At least two additional factors can be cited. In contradistinction to both the yeshiva and hasidic groups, which view themselves as heirs to Eastern European communities endowed with almost mythical significance, many adherents of Modern Orthodoxy do not perceive themselves as donning the mantle of a prior Jewish community. This diminishes the reservoirs of narratives from which we might draw. (For this reason I think it's critical for our community to develop a more deeply-rooted historical narrative, but that's for another post.) And our more critical approach to history rightly inclines us toward a healthy skepticism regarding many of the stories we hear, further shrinking the pool.

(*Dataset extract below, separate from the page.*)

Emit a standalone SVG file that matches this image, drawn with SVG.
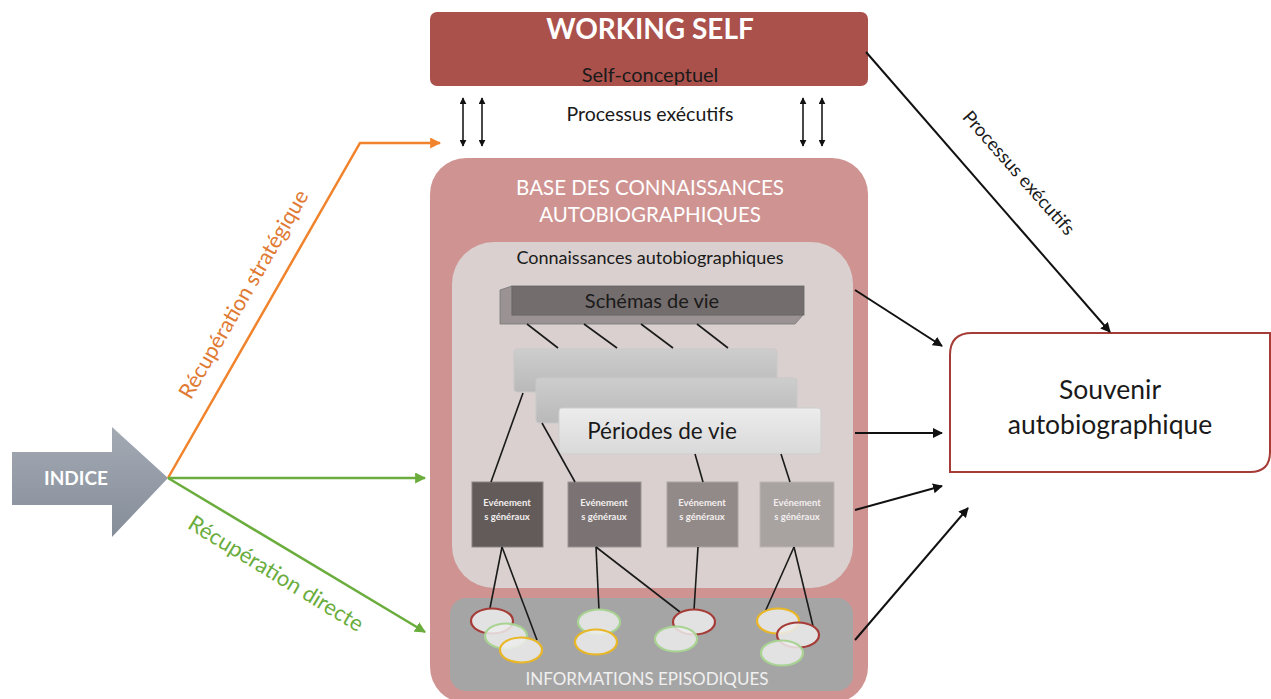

Whatever the explanation - and a combination of factors seems likely - the outcome is clear. At all levels we would do well to engender a greater culture of storytelling. We need to better harness and popularize the materials we have, create online resources including inspiring tales in written, audio and video formats, and generate a robust literature for children and adults alike, including full-length popular biographies of personalities such as R. Joseph Soloveitchik. In addition to popularizing and developing "pre-packaged" stories, we would do well to emphasize the raw power of the personal story, which enables the listeners to connect personally with the storyteller. This will more deeply embed our community in a web of compelling narratives, tugging at the heartstrings of children and young adults who may otherwise be tempted by lifestyles inimical to ours.
Clearly we must do everything in our power to ensure that our children and students remember the Torah we teach. But if we manage to renew our storytelling tradition, we'll have taken a major step toward not only educating the minds, but inspiring the hearts of a new generation of young men and women.